I can have your converted .htm files . then I will share the code for that.
i have uploaded sample doc file. in that i need only bold characters means correct answers
Sample.zip (14.3 KB)
Thanks in advance
Do you have bold letters in text file? Read text file might not preserve the format try writing a custom code.
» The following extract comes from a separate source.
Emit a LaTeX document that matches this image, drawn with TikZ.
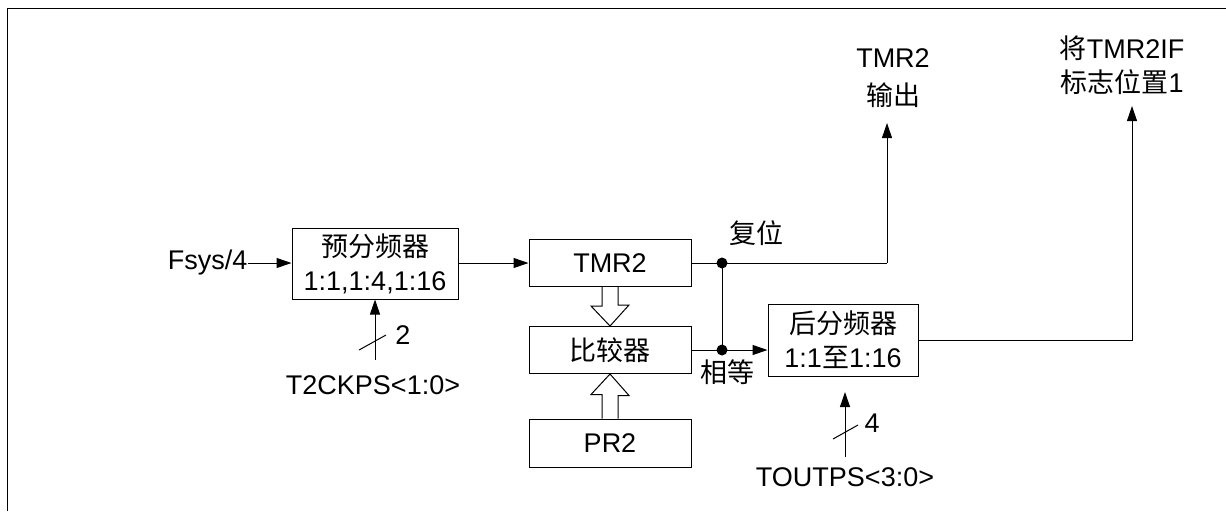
\documentclass[tikz,border=0pt]{standalone}
\usepackage{fontspec}
\setmainfont{Liberation Sans}
\newfontfamily\cjk{Noto Sans CJK SC}
\usetikzlibrary{arrows.meta, positioning}

\tikzset{
    blk/.style={draw, inner sep=0pt, align=center},
    lbl/.style={inner sep=0pt, align=center},
    sig/.style={-{Triangle[length=7.5pt,width=5pt]}},
    jdot/.style={circle, fill, inner sep=0pt, minimum size=5.5pt},
}

\begin{document}
\begin{tikzpicture}[x=0.5pt, y=-0.5pt, line width=0.5pt,
    font=\fontsize{13.5}{17}\selectfont]
    \useasboundingbox (0,0) rectangle (1226,511);
    \draw (7,511) -- (7,8) -- (1226,8);

    % blocks
    \node[blk, minimum width=83pt, minimum height=35.5pt] (pre) at (375,263.5) {{\cjk 预分频器}\\1:1,1:4,1:16};
    \node[blk, minimum width=81pt, minimum height=23.5pt] (tmr) at (610,263) {TMR2};
    \node[blk, minimum width=81pt, minimum height=23.5pt] (cmp) at (610,350) {\cjk 比较器};
    \node[blk, minimum width=81pt, minimum height=24pt] (pr) at (610,443) {PR2};
    \node[blk, minimum width=75pt, minimum height=36pt] (post) at (843,340) {{\cjk 后分频器}\\1:1{\cjk 至}1:16};

    % labels
    \node[lbl, anchor=east] (fsys) at (248,263) {Fsys/4};
    \node[lbl] (t2ck) at (373,385) {T2CKPS<1:0>};
    \node[lbl] (tout) at (845,477) {TOUTPS<3:0>};
    \node[lbl] (two) at (403,335) {2};
    \node[lbl] (four) at (872,423) {4};
    \node[lbl] (rst) at (756,233) {\cjk 复位};
    \node[lbl] (eq) at (727,372) {\cjk 相等};
    \node[lbl] (tout2) at (893,78) {TMR2\\[2pt]{\cjk 输出}};
    \node[lbl] (flag) at (1122,65) {{\cjk 将}TMR2IF\\{\cjk 标志位置}1};

    % junctions
    \node[jdot] (jr) at (722,263) {};
    \node[jdot] (je) at (722,350) {};
    \coordinate (outr) at (887,123);
    \coordinate (flagr) at (1132,106);
    \coordinate (t2in) at (375,360);
    \coordinate (toin) at (845,457);
    \coordinate (toup) at (845,392);

    % signals
    \draw[sig] (fsys.east) -- (pre.west |- fsys.east);
    \draw[sig] (pre.east |- tmr.west) -- (tmr.west);
    \draw (tmr.east) -- (jr.center) -- (jr.center -| outr) coordinate (cr);
    \draw[sig] (cr) -- (outr);
    \draw (jr.center) -- (je.center);
    \draw[sig] (cmp.east) -- (post.west |- cmp.east);
    \draw[sig] (post.east) -| (flagr);
    \draw[sig] (t2in) -- (pre.south);
    \draw[sig] (toin) -- (toup);

    % bus marks
    \draw (359,350) -- (386,335);
    \draw (833,439) -- (858,425);

    % hollow arrows
    \draw ([xshift=-4pt]tmr.south) -- ++(0,19) -- ++(-11,0) -- (cmp.north)
        -- ++(19,-21) -- ++(-11,0) -- ([xshift=4pt]tmr.south);
    \draw ([xshift=-4pt]pr.north) -- ++(0,-24) -- ++(-11,0) -- (cmp.south)
        -- ++(19,21.5) -- ++(-11,0) -- ([xshift=4pt]pr.north);
\end{tikzpicture}
\end{document}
Not sure because I have never worked on this usecase before, replying here because I was tagged
Regards
Hello @Shriharsha_H_N
You cannot do this using regex after extracting text using read text activity.
and difficult if we
Convert it into html or htm file,as complex word document will have complex Structure and to extract element would be a little difficult
Now you have two choice either you create a macro to get all the bold text or you can do it using a combination of hotkeys and clicks
I have done it using the second method check this workflow for better understanding
(IT’ll get all BOLD Text )
Bold_Letters.xaml (14.8 KB)
@Raghavendraprasad : Thanks for the reply.
in the text file im unable to bold middle characters but in word file i can. based on that scope i need to extrct only Bold characters from doc file
Use VBA code:
Open VBA editor Alt+F11
Insert>- Module
Paste the following:
Sub CopyBoldText()
Dim doc As Document
Dim rng As Range
Dim boldText As String
Dim tempDoc As Document
Dim char As Range
Set doc = ActiveDocument
boldText = ""
' Loop through each story range (main text, headers, footers, etc.)
For Each rng In doc.StoryRanges
Do
' Check each character in the range
For Each char In rng.Characters
If char.Font.Bold = True Then
boldText = boldText & char.Text
End If
Next char
' Move to the next story range (headers, footers, endnotes, etc.)
Set rng = rng.NextStoryRange
Loop Until rng Is Nothing
Next
' Check if there is any bold text to copy
If Len(boldText) > 0 Then
' Copy bold text to clipboard
Set tempDoc = Documents.Add
tempDoc.Content.Text = boldText
tempDoc.Content.Copy
tempDoc.Close SaveChanges:=False
MsgBox "Bold text copied to clipboard!"
Else
MsgBox "No bold text found in the document."
End If
End Sub
Press F5 then run
Then paste the copied text in the word doc